- [Required task] Transcribe the material in full. Nothing should differ except that the pictures are left out.

_ _ _ _

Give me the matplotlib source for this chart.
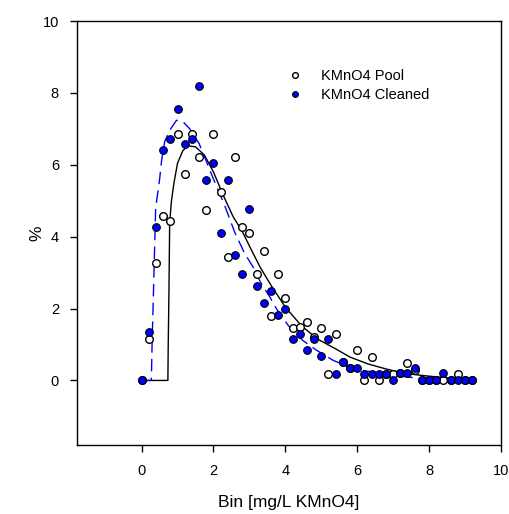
import matplotlib
matplotlib.use("Agg")
import matplotlib.pyplot as plt
import numpy as np

plt.rcParams['font.family'] = ['Liberation Sans', 'DejaVu Sans']

# bins (mg/L KMnO4)
bins = [0.0, 0.2, 0.4, 0.6, 0.8, 1.0, 1.2, 1.4, 1.6, 1.8, 2.0, 2.2, 2.4, 2.6, 2.8,
        3.0, 3.2, 3.4, 3.6, 3.8, 4.0, 4.2, 4.4, 4.6, 4.8, 5.0, 5.2, 5.4, 5.6, 5.8,
        6.0, 6.2, 6.4, 6.6, 6.8, 7.0, 7.2, 7.4, 7.6, 7.8, 8.0, 8.2, 8.4, 8.6, 8.8,
        9.0, 9.2]

# percent per bin
pool = [0.0, 1.16, 3.27, 4.58, 4.43, 6.87, 5.74, 6.87, 6.22, 4.75, 6.87, 5.23,
        3.44, 6.22, 4.27, 4.09, 2.95, 3.60, 1.80, 2.95, 2.29, 1.47, 1.50, 1.64,
        1.20, 1.47, 0.17, 1.30, 0.50, 0.35, 0.84, 0.0, 0.65, 0.0, 0.19, 0.19,
        0.20, 0.49, 0.30, 0.0, 0.0, 0.0, 0.0, 0.0, 0.17, 0.0, 0.0]
cleaned = [0.0, 1.35, 4.27, 6.41, 6.73, 7.54, 6.57, 6.73, 8.19, 5.59, 6.06, 4.10,
           5.57, 3.48, 2.97, 4.76, 2.63, 2.15, 2.48, 1.82, 1.98, 1.16, 1.30, 0.84,
           1.16, 0.67, 1.16, 0.19, 0.50, 0.35, 0.35, 0.19, 0.19, 0.19, 0.19, 0.02,
           0.20, 0.20, 0.35, 0.02, 0.0, 0.0, 0.20, 0.0, 0.0, 0.0, 0.0]

# fitted curves
fit_pool_x = [0, 0.73, 0.74, 0.76, 0.78, 0.83, 0.9, 1.0, 1.15, 1.3, 1.5, 1.75, 2.0,
              2.25, 2.55, 2.8, 3.06, 3.3, 3.6, 4.0, 4.45, 4.9, 5.4, 5.8, 6.3, 6.8,
              7.3, 7.8, 8.5, 9.2]
fit_pool_y = [0, 0, 1.0, 2.5, 4.4, 5.0, 5.5, 6.05, 6.4, 6.53, 6.5, 6.27, 5.8,
              5.2, 4.55, 4.15, 3.62, 3.15, 2.65, 2.04, 1.52, 1.15, 0.88, 0.65, 0.46,
              0.32, 0.2, 0.14, 0.07, 0.03]
fit_clean_x = [0, 0.27, 0.29, 0.33, 0.39, 0.5, 0.55, 0.64, 0.78, 0.97, 1.15, 1.34,
               1.6, 1.8, 2.0, 2.3, 2.6, 2.87, 3.1, 3.3, 3.57, 3.75, 4.08, 4.49,
               4.87, 5.33, 5.79, 6.2, 6.72, 7.28, 7.84, 8.5, 9.2]
fit_clean_y = [0, 0, 1.0, 2.5, 4.8, 5.6, 6.08, 6.64, 6.96, 7.24, 7.2, 7.0,
               6.59, 6.1, 5.6, 4.9, 4.1, 3.53, 3.16, 2.75, 2.32, 2.0, 1.53, 1.11,
               0.84, 0.56, 0.37, 0.27, 0.19, 0.11, 0.05, 0.02, 0.01]

fig = plt.figure(figsize=(5.1, 5.14), dpi=100)
ax = fig.add_axes([0.151, 0.134, 0.831, 0.825])

ax.plot(fit_pool_x, fit_pool_y, color='black', lw=1.0, zorder=2)
ax.plot(fit_clean_x, fit_clean_y, color='blue', lw=1.0, dashes=(9, 4.5), zorder=2)

ax.plot(bins, pool, 'o', ms=5.5, mfc='white', mec='black', mew=1.0,
        label='KMnO4 Pool', zorder=3)
ax.plot(bins, cleaned, 'o', ms=5.5, mfc='blue', mec='black', mew=0.8,
        label='KMnO4 Cleaned', zorder=4)

ax.set_xlim(-1.8, 10)
ax.set_ylim(-1.8, 10)
ax.set_xticks([0, 2, 4, 6, 8, 10])
ax.set_yticks([0, 2, 4, 6, 8, 10])
ax.tick_params(direction='out', length=5, width=1, labelsize=10.5)
ax.tick_params(axis='x', pad=8.5)
ax.tick_params(axis='y', pad=8)
for s in ax.spines.values():
    s.set_linewidth(1.0)

ax.set_xlabel('Bin [mg/L KMnO4]', fontsize=12.5, labelpad=12)
ax.set_ylabel('%', fontsize=12.5, labelpad=-1.5)

ax.legend(loc='upper left', bbox_to_anchor=(0.466, 0.918), frameon=False,
          fontsize=10.5, handlelength=1.0, handletextpad=1.3, labelspacing=0.35,
          markerscale=0.75)

fig.savefig('out.png', dpi=100)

_ _ _ _

- [Response below]
Give me the matplotlib source for this chart.
import matplotlib
matplotlib.use("Agg")
import matplotlib.pyplot as plt
import numpy as np

plt.rcParams['font.family'] = ['Liberation Sans', 'DejaVu Sans']

# bins (mg/L KMnO4)
bins = [0.0, 0.2, 0.4, 0.6, 0.8, 1.0, 1.2, 1.4, 1.6, 1.8, 2.0, 2.2, 2.4, 2.6, 2.8,
        3.0, 3.2, 3.4, 3.6, 3.8, 4.0, 4.2, 4.4, 4.6, 4.8, 5.0, 5.2, 5.4, 5.6, 5.8,
        6.0, 6.2, 6.4, 6.6, 6.8, 7.0, 7.2, 7.4, 7.6, 7.8, 8.0, 8.2, 8.4, 8.6, 8.8,
        9.0, 9.2]

# percent per bin
pool = [0.0, 1.16, 3.27, 4.58, 4.43, 6.87, 5.74, 6.87, 6.22, 4.75, 6.87, 5.23,
        3.44, 6.22, 4.27, 4.09, 2.95, 3.60, 1.80, 2.95, 2.29, 1.47, 1.50, 1.64,
        1.20, 1.47, 0.17, 1.30, 0.50, 0.35, 0.84, 0.0, 0.65, 0.0, 0.19, 0.19,
        0.20, 0.49, 0.30, 0.0, 0.0, 0.0, 0.0, 0.0, 0.17, 0.0, 0.0]
cleaned = [0.0, 1.35, 4.27, 6.41, 6.73, 7.54, 6.57, 6.73, 8.19, 5.59, 6.06, 4.10,
           5.57, 3.48, 2.97, 4.76, 2.63, 2.15, 2.48, 1.82, 1.98, 1.16, 1.30, 0.84,
           1.16, 0.67, 1.16, 0.19, 0.50, 0.35, 0.35, 0.19, 0.19, 0.19, 0.19, 0.02,
           0.20, 0.20, 0.35, 0.02, 0.0, 0.0, 0.20, 0.0, 0.0, 0.0, 0.0]

# fitted curves
fit_pool_x = [0, 0.73, 0.74, 0.76, 0.78, 0.83, 0.9, 1.0, 1.15, 1.3, 1.5, 1.75, 2.0,
              2.25, 2.55, 2.8, 3.06, 3.3, 3.6, 4.0, 4.45, 4.9, 5.4, 5.8, 6.3, 6.8,
              7.3, 7.8, 8.5, 9.2]
fit_pool_y = [0, 0, 1.0, 2.5, 4.4, 5.0, 5.5, 6.05, 6.4, 6.53, 6.5, 6.27, 5.8,
              5.2, 4.55, 4.15, 3.62, 3.15, 2.65, 2.04, 1.52, 1.15, 0.88, 0.65, 0.46,
              0.32, 0.2, 0.14, 0.07, 0.03]
fit_clean_x = [0, 0.27, 0.29, 0.33, 0.39, 0.5, 0.55, 0.64, 0.78, 0.97, 1.15, 1.34,
               1.6, 1.8, 2.0, 2.3, 2.6, 2.87, 3.1, 3.3, 3.57, 3.75, 4.08, 4.49,
               4.87, 5.33, 5.79, 6.2, 6.72, 7.28, 7.84, 8.5, 9.2]
fit_clean_y = [0, 0, 1.0, 2.5, 4.8, 5.6, 6.08, 6.64, 6.96, 7.24, 7.2, 7.0,
               6.59, 6.1, 5.6, 4.9, 4.1, 3.53, 3.16, 2.75, 2.32, 2.0, 1.53, 1.11,
               0.84, 0.56, 0.37, 0.27, 0.19, 0.11, 0.05, 0.02, 0.01]

fig = plt.figure(figsize=(5.1, 5.14), dpi=100)
ax = fig.add_axes([0.151, 0.134, 0.831, 0.825])

ax.plot(fit_pool_x, fit_pool_y, color='black', lw=1.0, zorder=2)
ax.plot(fit_clean_x, fit_clean_y, color='blue', lw=1.0, dashes=(9, 4.5), zorder=2)

ax.plot(bins, pool, 'o', ms=5.5, mfc='white', mec='black', mew=1.0,
        label='KMnO4 Pool', zorder=3)
ax.plot(bins, cleaned, 'o', ms=5.5, mfc='blue', mec='black', mew=0.8,
        label='KMnO4 Cleaned', zorder=4)

ax.set_xlim(-1.8, 10)
ax.set_ylim(-1.8, 10)
ax.set_xticks([0, 2, 4, 6, 8, 10])
ax.set_yticks([0, 2, 4, 6, 8, 10])
ax.tick_params(direction='out', length=5, width=1, labelsize=10.5)
ax.tick_params(axis='x', pad=8.5)
ax.tick_params(axis='y', pad=8)
for s in ax.spines.values():
    s.set_linewidth(1.0)

ax.set_xlabel('Bin [mg/L KMnO4]', fontsize=12.5, labelpad=12)
ax.set_ylabel('%', fontsize=12.5, labelpad=-1.5)

ax.legend(loc='upper left', bbox_to_anchor=(0.466, 0.918), frameon=False,
          fontsize=10.5, handlelength=1.0, handletextpad=1.3, labelspacing=0.35,
          markerscale=0.75)

fig.savefig('out.png', dpi=100)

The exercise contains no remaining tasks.